While he has remained silent about access since the deal was signed, his proxies have not. On the day the deal was finalized, according to Iran’s Fars news service, the spokesman for Iran’s Atomic Energy Organization, Behrouz Kamalvandi, said, “In the inked roadmap, no permission has been issued for the IAEA's access to any military centers and the nuclear scientists. We have explicitly announced our positions in this regard during the [past] negotiations."

The supreme leader’s representative to the Islamic Revolution Guards Corps, Ali Saeedi, insisted publicly last month that “the enemy is not allowed to step into Iran’s strategic missile zone. The enemy is not allowed to enter our strategic depth.”

In July, after the deal was finalized, Iran’s foreign minister, Mohammad Javad Zarif, assured parliamentarians that he had made access to military sites a “red line” and that all of Iran’s objectives on the matter had been “fully achieved.”

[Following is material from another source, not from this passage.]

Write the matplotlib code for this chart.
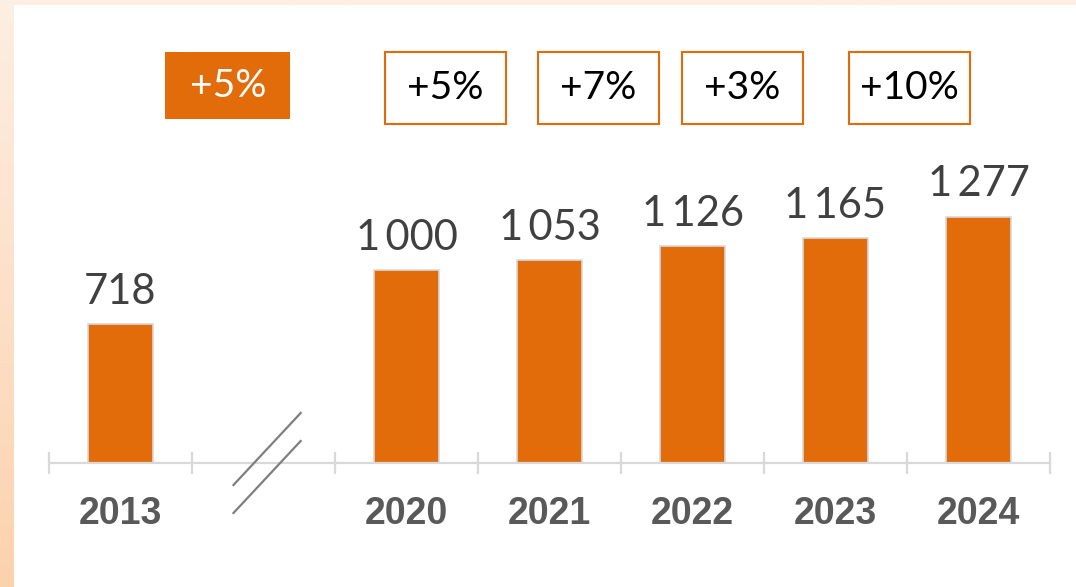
import numpy as np
import matplotlib
matplotlib.use("Agg")
import matplotlib.pyplot as plt
from matplotlib.patches import Rectangle
from matplotlib.transforms import blended_transform_factory

# ---- data ----
years = ["2013", "2020", "2021", "2022", "2023", "2024"]
values = [718, 1000, 1053, 1126, 1165, 1277]
growth_labels = ["+5%", "+5%", "+7%", "+3%", "+10%"]

# ---- layout ----
slots = [0, 2, 3, 4, 5, 6]          # slot 1 is left empty for the axis break
break_slot = 1
growth_x = [0.75, 2.27, 3.34, 4.35, 5.52]   # centres of the growth boxes (slot units)

ORANGE = "#E36C0A"
W, H, DPI = 1076, 587, 100
px_per_unit = 0.193                  # vertical scale: pixels per value unit
base_px = 463                        # baseline, pixels from top
top_px = 5

fig = plt.figure(figsize=(W / DPI, H / DPI), dpi=DPI)

# background: soft peach gradient with a white panel on top
bg = fig.add_axes([0, 0, 1, 1], zorder=0)
bg.set_xlim(0, W)
bg.set_ylim(H, 0)
bg.axis("off")
c_top = np.array(matplotlib.colors.to_rgb("#fdefe3"))
c_bot = np.array(matplotlib.colors.to_rgb("#fcd2ad"))
t = np.linspace(0, 1, 256)[:, None]
grad = (c_top * (1 - t) + c_bot * t)[:, None, :].repeat(2, axis=1)
bg.imshow(grad, extent=[0, W, H, 0], aspect="auto")
bg.add_patch(Rectangle((14, 5), W - 14, H - 5, facecolor="white", edgecolor="none"))

# main chart axes
left, right = 49, 1050
ax = fig.add_axes([left / W, (H - base_px) / H, (right - left) / W, (base_px - top_px) / H],
                  zorder=1)
ax.patch.set_alpha(0)
ax.set_xlim(-0.5, 6.5)
ax.set_ylim(0, (base_px - top_px) / px_per_unit)

ax.bar(slots, values, width=0.46, color=ORANGE, edgecolor="#d9d9d9", linewidth=1.2, zorder=2)

for x, v in zip(slots, values):
    ax.annotate(f"{v:,}".replace(",", "\u2009"), (x, v), xytext=(0, 14.5),
                textcoords="offset points", ha="center", va="baseline", fontsize=30,
                family=["Lato", "DejaVu Sans"], color="#404040")

for s in ["left", "right", "top"]:
    ax.spines[s].set_visible(False)
ax.spines["bottom"].set_color("#d9d9d9")
ax.spines["bottom"].set_linewidth(1.6)
ax.set_yticks([])

labels = [""] * 7
for x, y in zip(slots, years):
    labels[x] = y
ax.set_xticks(range(7), labels)
ax.set_xticks(np.arange(-0.5, 7, 1), minor=True)
ax.tick_params(axis="x", which="major", length=0, pad=24)
ax.tick_params(axis="x", which="minor", direction="inout", length=16.5, width=1.6, color="#d9d9d9")
for lbl in ax.get_xticklabels():
    lbl.set_fontsize(27)
    lbl.set_fontweight("bold")
    lbl.set_family("Liberation Sans")
    lbl.set_color("#595959")

# axis break marks
trb = blended_transform_factory(ax.transData, bg.transData)
bx = break_slot
for dy in (-14, 14):
    ax.plot([bx - 0.21, bx + 0.26], [base_px + dy + 36, base_px + dy - 36],
            transform=trb, color="#7f7f7f", lw=1.6, clip_on=False, zorder=3)

# growth boxes
box_w = 0.846
for i, (gx, g) in enumerate(zip(growth_x, growth_labels)):
    if i == 0:
        ax.add_patch(Rectangle((gx - 125 / 143 / 2, 52), 125 / 143, 67, transform=trb,
                               facecolor=ORANGE, edgecolor="none", clip_on=False, zorder=3))
        ax.text(gx, 86, g, transform=trb, ha="center", va="center", fontsize=28,
                family="Lato", color="white", zorder=4)
    else:
        ax.add_patch(Rectangle((gx - box_w / 2, 52), box_w, 72, transform=trb,
                               facecolor="white", edgecolor=ORANGE, lw=1.5, clip_on=False, zorder=3))
        ax.text(gx, 88, g, transform=trb, ha="center", va="center", fontsize=28,
                family="Lato", color="black", zorder=4)

fig.savefig("out.png", dpi=DPI)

Khamenei’s foreign policy adviser, Ali Akbar Velayati, was even more explicit. On July 25, he told al Jazeera’s Arabic service, “The access of inspectors from the International Atomic Energy Agency or from any other body to Iran's military centers is forbidden.”  This was 11 days after the deal was struck.

Just days ago, according to Fars, the Iranian defense minister, Brig. Gen. Hossein Dehqan, announced, “Iran does not plan to issue permission for the IAEA to inspect every site.” He made clear that inspectors would never be permitted access to missile bases.

While some analysts and officials have dismissed such statements as the ranting of the hardest of hardliners (albeit the foreign and defense ministers and the supreme leader’s closest advisers), the Associated Press has reported that the IAEA has agreed to inspection procedures at the Parchin military site that would deny the agency physical access to the site, relying instead on photographs, videos, and samples collected by Iran.  The IAEA disputes the AP story, but has not specified the procedures agreed to with Iran.

Former IAEA chief inspector Olli Heinonen writes, “If the reporting is accurate, these procedures appear to be risky, departing significantly from well-established and proven safeguards practices. At a broader level, if verification standards have been diluted for Parchin (or elsewhere) and limits imposed, the ramification is significant as it will affect the IAEA’s ability to draw definitive conclusions with the requisite level of assurances and without undue hampering of the verification process.”

The administration, nonetheless, remains confident. State Department spokesman John Kirby insists, “The IAEA has the access it needs to verify Iran’s nuclear program will remain peaceful going forward, and that includes access to any site it needs access to inside Iran, no exceptions.”

As for the Iranian statements, he replies, “We’re not going to get into the business of interpreting or parsing comments by Iranian officials. What’s important to us is the details of the deal, which all parties, including Iran, agreed to. If Iran does not live up to its end of the deal, including the access spelled out in the JCPOA, then there won’t be sanctions relief, plain and simple.”

This issue needs to be clarified. If Iran can deny inspectors access to military sites, it will create an enormous sanctuary for clandestine nuclear weapons work. The Parchin site alone encompasses hundreds of buildings spread over a dozen square miles. If military sites in Iran are off limits to IAEA inspection, the “strongest nonproliferation agreement ever negotiated” will include the largest loophole in arms control history.